Attorneys for Vanessa Bryant are requesting that trial be postponed until next year in an invasion of privacy lawsuit alleging that Los Angeles County sheriff’s deputies and other officials shared unauthorized photos taken at the site of the helicopter crash that killed Kobe Bryant, his daughter and seven others, according to court papers obtained Wednesday.
Bryant is suing the county and its sheriff’s and fire departments, along with four deputies alleged to have shared images taken on personal cell phones at the Jan. 26, 2020, crash scene.
The trial is set for Nov. 16 in Los Angeles federal court, but Bryant’s lawyers are asking for a continuance until April 27 of next year. A hearing is set for June 7 before U.S. District Judge John Walter to discuss the matter.

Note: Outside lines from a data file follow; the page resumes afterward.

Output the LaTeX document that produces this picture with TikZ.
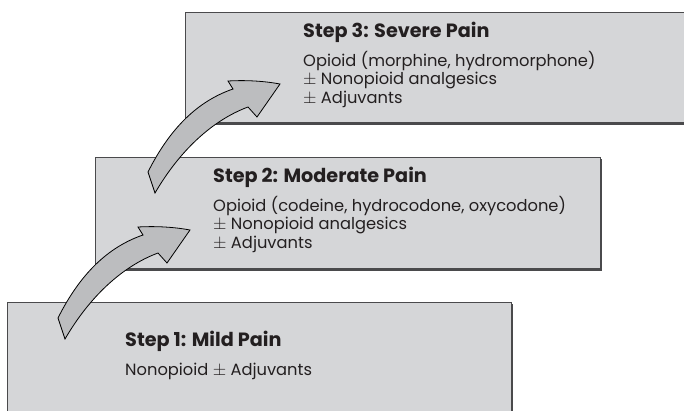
\documentclass[tikz,border=0pt]{standalone}
\usepackage{fontspec}
\setmainfont{Poppins}
\usepackage{tikz}
\usetikzlibrary{positioning,calc}
\definecolor{boxfill}{HTML}{D5D6D8}
\definecolor{boxline}{HTML}{4A4A4C}
\definecolor{arrowfill}{HTML}{BCBDBF}
\definecolor{inktext}{HTML}{231F20}

\tikzset{
    stepbox/.style={draw=boxline,line width=0.8pt,fill=boxfill,
          anchor=north west,inner sep=0pt},
    stepshadow/.style={fill=boxline,anchor=north west,inner sep=0pt},
    steptitle/.style={anchor=base west,inner sep=0pt,text=inktext,
          font=\fontsize{19.2}{21}\selectfont\bfseries},
    steplines/.style={anchor=base west,inner sep=0pt,text=inktext,
          font=\fontsize{16.3}{18.3}\selectfont},
    bentarrow/.style={draw=black,line width=0.8pt,fill=arrowfill,line join=miter}
}
\newcommand{\plusminus}{{\fontsize{17}{18}\selectfont$\pm$}}
\newcommand{\druglist}[1]{\begin{tabular}[t]{@{}l@{}}#1\end{tabular}}
\newcommand{\bentshape}{%
    (148,172) .. controls (170,128) and (198,101) .. (233,89)
    -- (228,81) .. controls (246,80) and (264,81) .. (280,84)
    -- (257,117) -- (248,107)
    .. controls (213,120) and (180,150) .. (155,193) -- cycle}

\begin{document}
\begin{tikzpicture}[x=1pt,y=-1pt]
    \useasboundingbox (0,0) rectangle (684,410);
    \clip (0,0) rectangle (684,410);

    % the three steps, back to front
    \node[stepshadow,minimum width=520pt,minimum height=111pt] (s3shadow) at (186.5,13.5) {};
    \node[stepbox,minimum width=520pt,minimum height=110pt] (s3box) at (185,12) {};
    \node[stepshadow,minimum width=505pt,minimum height=112pt] (s2shadow) at (96.5,158.5) {};
    \node[stepbox,minimum width=505pt,minimum height=111pt] (s2box) at (95,157) {};
    \node[stepshadow,minimum width=504pt,minimum height=130pt] (s1shadow) at (8.5,303.5) {};
    \node[stepbox,minimum width=504pt,minimum height=130pt] (s1box) at (7,302) {};

    % step 3
    \node[steptitle] (s3title) at (303,37) {Step 3: Severe Pain};
    \node[steplines] (s3drugs) at (303,66.5) {\druglist{Opioid (morphine, hydromorphone)\\
        \plusminus\ Nonopioid analgesics\\ \plusminus\ Adjuvants}};

    % step 2
    \node[steptitle] (s2title) at (213,182) {Step 2: Moderate Pain};
    \node[steplines] (s2drugs) at (213,211.5) {\druglist{Opioid (codeine, hydrocodone, oxycodone)\\
        \plusminus\ Nonopioid analgesics\\ \plusminus\ Adjuvants}};

    % step 1
    \node[steptitle] (s1title) at (125,346) {Step 1: Mild Pain};
    \node[steplines] (s1drugs) at (125,375) {Nonopioid \plusminus\ Adjuvants};

    % bent arrows between the steps
    \draw[bentarrow] \bentshape;
    \begin{scope}[shift={(-90,146)}]
        \draw[bentarrow] \bentshape;
    \end{scope}
\end{tikzpicture}
\end{document}
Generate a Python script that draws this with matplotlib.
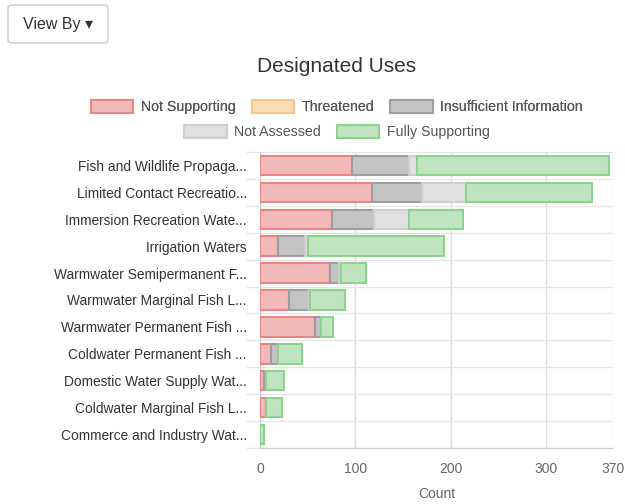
import matplotlib.pyplot as plt
from matplotlib.patches import FancyBboxPatch, Patch
import numpy as np

plt.rcParams['font.family'] = ['Liberation Sans', 'DejaVu Sans']

# Kategorien (von oben nach unten)
categories = ['Fish and Wildlife Propaga...', 'Limited Contact Recreatio...',
              'Immersion Recreation Wate...', 'Irrigation Waters',
              'Warmwater Semipermanent F...', 'Warmwater Marginal Fish L...',
              'Warmwater Permanent Fish ...', 'Coldwater Permanent Fish ...',
              'Domestic Water Supply Wat...', 'Coldwater Marginal Fish L...',
              'Commerce and Industry Wat...']

not_supporting = [96, 117, 75, 19, 73, 30, 58, 12, 4, 6, 0]
threatened = [0, 0, 0, 0, 0, 0, 0, 0, 0, 0, 0]
insufficient = [60, 53, 45, 28, 10, 21, 6, 7, 2, 0, 0]
not_assessed = [9, 46, 36, 3, 2, 1, 0, 0, 0, 0, 0]
fully_supporting = [201, 132, 57, 143, 26, 37, 12, 25, 19, 17, 4]

series = [
    ('Not Supporting', not_supporting, '#f2b9b9', '#e98585'),
    ('Threatened', threatened, '#fadcb4', '#f6c68a'),
    ('Insufficient Information', insufficient, '#c4c4c4', '#9e9e9e'),
    ('Not Assessed', not_assessed, '#e0e0e0', '#cfcfcf'),
    ('Fully Supporting', fully_supporting, '#c0e4c0', '#8fd18f'),
]

fs = 10.2

fig = plt.figure(figsize=(6.25, 5.04), dpi=100)
ax = fig.add_axes([260 / 625, 1 - 448 / 504, 353 / 625, 296 / 504])

y = np.arange(len(categories))
left = np.zeros(len(categories))
handles = []
for name, vals, fc, ec in series:
    vals = np.array(vals, dtype=float)
    ax.barh(y, vals, left=left, height=0.72, color=fc, edgecolor=ec,
            linewidth=1.5, zorder=3)
    left += vals
    handles.append(Patch(facecolor=fc, edgecolor=ec, linewidth=1.5, label=name))

ax.set_ylim(len(categories) - 0.5, -0.5)
ax.set_xlim(0, 370)
ax.set_xticks([0, 100, 200, 300, 370])
ax.set_yticks(y)
ax.set_yticklabels(categories)
ax.set_yticks(np.arange(len(categories) + 1) - 0.5, minor=True)
ax.grid(axis='x', color='#dddddd', linewidth=1, zorder=0)
ax.grid(axis='y', which='minor', color='#e6e6e6', linewidth=1, zorder=0)
ax.tick_params(axis='y', which='major', length=0, labelsize=9.95, colors='#333333', pad=9.5)
ax.tick_params(axis='y', which='minor', length=10, width=1, color='#e6e6e6')
ax.tick_params(axis='x', length=0, labelsize=10, colors='#666666', pad=10)
for s in ['top', 'right']:
    ax.spines[s].set_visible(False)
ax.spines['left'].set_color('#cccccc')
ax.spines['bottom'].set_color('#cccccc')
ax.set_xlabel('Count', fontsize=10, color='#666666', labelpad=8)

fig.text(337 / 625, 1 - 66 / 504, 'Designated Uses', ha='center', va='center',
         fontsize=15, color='#333333')

leg_kw = dict(loc='center', frameon=False, fontsize=fs, handlelength=3.0,
              handleheight=1.0, columnspacing=1.1, handletextpad=0.55,
              labelcolor='#555555')
leg1 = fig.legend(handles=handles[:3], ncol=3,
                  bbox_to_anchor=(337 / 625, 1 - 107 / 504), **leg_kw)
fig.legend(handles=handles[3:], ncol=2,
           bbox_to_anchor=(337 / 625, 1 - 132 / 504), **leg_kw)
fig.add_artist(leg1)

# "View By" Button
btn = FancyBboxPatch((8 / 625, 1 - 43 / 504), 100 / 625, 38 / 504,
                     boxstyle='round,pad=0,rounding_size=0.006',
                     transform=fig.transFigure, facecolor='white',
                     edgecolor='#cccccc', linewidth=1)
fig.add_artist(btn)
fig.text(58 / 625, 1 - 24 / 504, 'View By \u25be', ha='center', va='center',
         fontsize=11.5, color='#333333')

fig.savefig('out.png', dpi=100)
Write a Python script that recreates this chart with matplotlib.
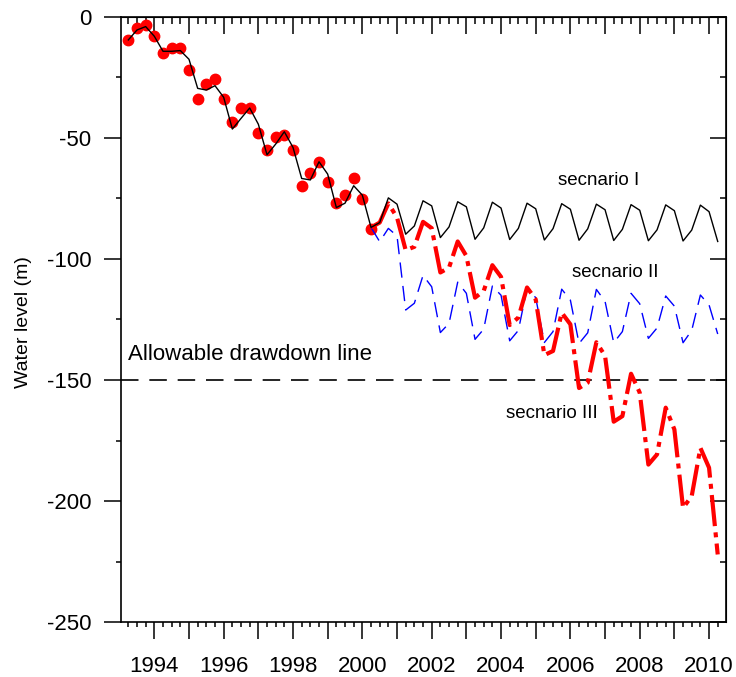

According to court papers filed Monday, 66 county employees have “relevant knowledge, and documents have revealed that at least 18 agents or employees of the Sheriff’s Department and Fire Department took, shared, or possessed improper photos of the accident scene where Mrs. Bryant’s loved ones tragically perished.”
More time is needed to prepare for trial, according to Bryant’s attorneys, due to the need for numerous depositions and forensic examinations of electronic devices and cloud-based storage accounts to try to “recover deleted evidence and shed light on the extent of defendants’ dissemination of the illicit photos.
“As a result, maintaining the current schedule would prejudice Mrs. Bryant’s ability to prosecute her claims and hold defendants accountable,” the plaintiff’s attorneys wrote.
The lawsuit alleges that county officials used personal cell phones “to take and share gratuitous photos of the dead children, parents and coaches.” According to the suit, Sheriff Alex Villanueva initially assured Bryant of privacy when she expressed concerns just after the crash occurred.
The suit, seeking damages for negligence and invasion of privacy, claims that a deputy at the scene took between 25 and 100 photos that had “no conceivable investigatory purpose and were focused directly on the victims’ remains,” and showed the accident site images to other government personnel and to a friend who is a bartender in Norwalk.
The county responded to Bryant’s suit, arguing that her claims will not stand.
“This straightforward case, with undisputed facts, has turned into a fishing expedition that is taking first responders away from their job — and subject them to public harassment and threats,” county lawyers wrote in their papers. “Defendants are eager to have their day in court and put an end to this.”